Venue (assuming you aren't using your home)
1. Call your venue the week before and the day before. Don't worry about being annoying, it's far better to double-check than turn up on the day and be told that the space is double-booked (and I have been to quite a few parties where that's happened). 2. Always book the venue at least one hour before the party start-time - more if you want an easy life. You will definitely need an hour to set up. 3. Find out from the venue when the next event is in after you so you know how long you've got to clear up. I'd always allow at least an hour for this too if possible. 4. Balloons are lovely and colourful but, in my experience, it is best to pin them to the walls for colour rather than letting them bounce around the room. They can be really distracting if you have entertainment that involves the children running around. 5. If parents are staying then try to hire another room so that they can congregate there and chat during the activities. If that's not possible, designate a bit of the room as the parent section while the children are being entertained. And don't worry about reminding them politely that they must keep noise levels down. It's not a grown-ups' party after all and it can really ruin the children's enjoyment of an activity if they are being distracted by chattering parents. 6. Designate a present table and a coat table near the door before everyone comes.
Party Entertainer
1. Always double-check everything thoroughly with your party entertainer.
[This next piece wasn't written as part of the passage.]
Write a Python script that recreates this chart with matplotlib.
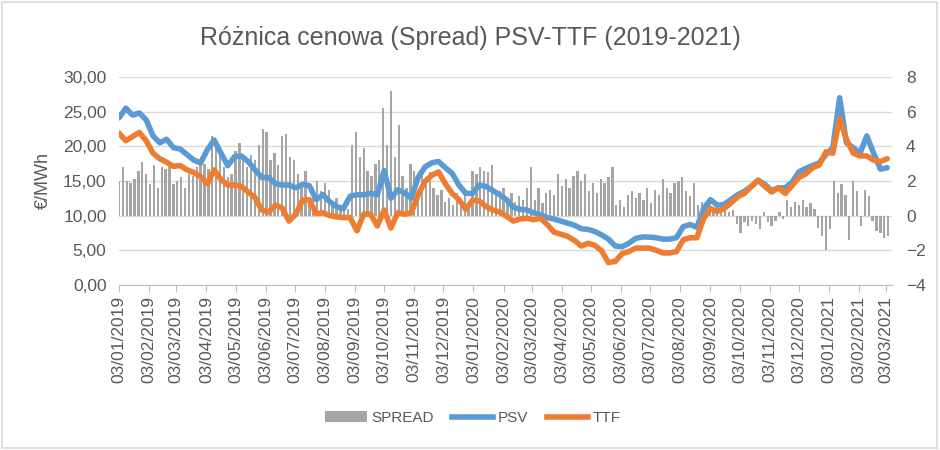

Speak to them the day before and ask them to text you on the morning of the party to tell you all is well. Always check their arrival time and ask them what would happen if they were to be unexpectedly unavailable. At Perform, we always have someone on standby so that if a Party Leader's car breaks down or they are sudenly taken ill, we can always send someone else at short notice. 2. Only have one form of entertainment. Too many parents go over the top and have a bouncy castle, face painter and a clown. Simple is best and children generally have a better time with one thing to focus on and really get into. 3. Make sure you make choices that will appeal to the whole group of children. Sometimes parents choose a party theme that their child loves but none of the other children are into or even know about. Obviously consider your own child's likes and dislikes but try to strike a happy medium and go for generic themes to appeal to both boys and girls. 4. Listen to your party entertainer. It's pretty much a one-off event for you but they will be doing this all the time and, if you are unsure about anything, they will know what works best. 5. Check if the party entertainment is suitable for all of the children attending. If you have a wide range of ages attending, take alternative entertainment for the toddlers such as colouring in books, stickers etc. 6. If it's a joint party for two children, make sure that the party entertainer is aware of this when you book them. I once went to a party where the entertainer didn't know it was a joint celebration and only referred to the one girl throughout.
For your sanity
1. Delegate! If your family are coming, give them all jobs. If they're not, trade with another Mum and offer your services at their child's party. I always put my husband in charge of drinks, my Mum in charge of food and my cousin in charge of decorating. 2. Make sure someone is responsible for your own children while you are preparing the party - the last thing you want is having to watch your toddler while blowing up balloons. Ideally, ask whoever is looking after them to bring them along at the last minute. 3. Give each child a name sticker on arrival. It's helpful for you, your party entertainer and anyone else helping out. 4. Take a suitcase to put the presents inside when it is home-time. When you open them, make sure you write down IMMEDIATELY who gave what for thank-you cards. Unless you have the most amazing memory, you'll never remember every gift. 5. If you are giving the parents drinks, use plastic glasses. However unlikely it is that one will get smashed, children and broken glass just don't mix and it's just extra hassle if there is an accident. 6. Children's food: I'm a big fan of those food boxes that you put everything into before the party and then distribute individually to each child. But however you choose to distribute sandwiches etc., keep it simple as the children will be too excited to eat much. 7. Have a little bottle of water with you and sip throughout. The stress and anxiety has often caused me dehydration headaches after a party (and that's not because I've drunk too much alcohol(!)). 8. Don't forget: blu-tack, sellotape, scissors, matches, a bottle opener, a corkscrew and lots of good quality bin bags. 9. Take a CD player and lively music for when the children start arriving in order to create a fun atmosphere. 10. This last point is bound to be controversial ? sugar. I hate going to parties where the food for the kids is healthy, healthy, healthy. Bring on the cakes and sweets I say. It's a party!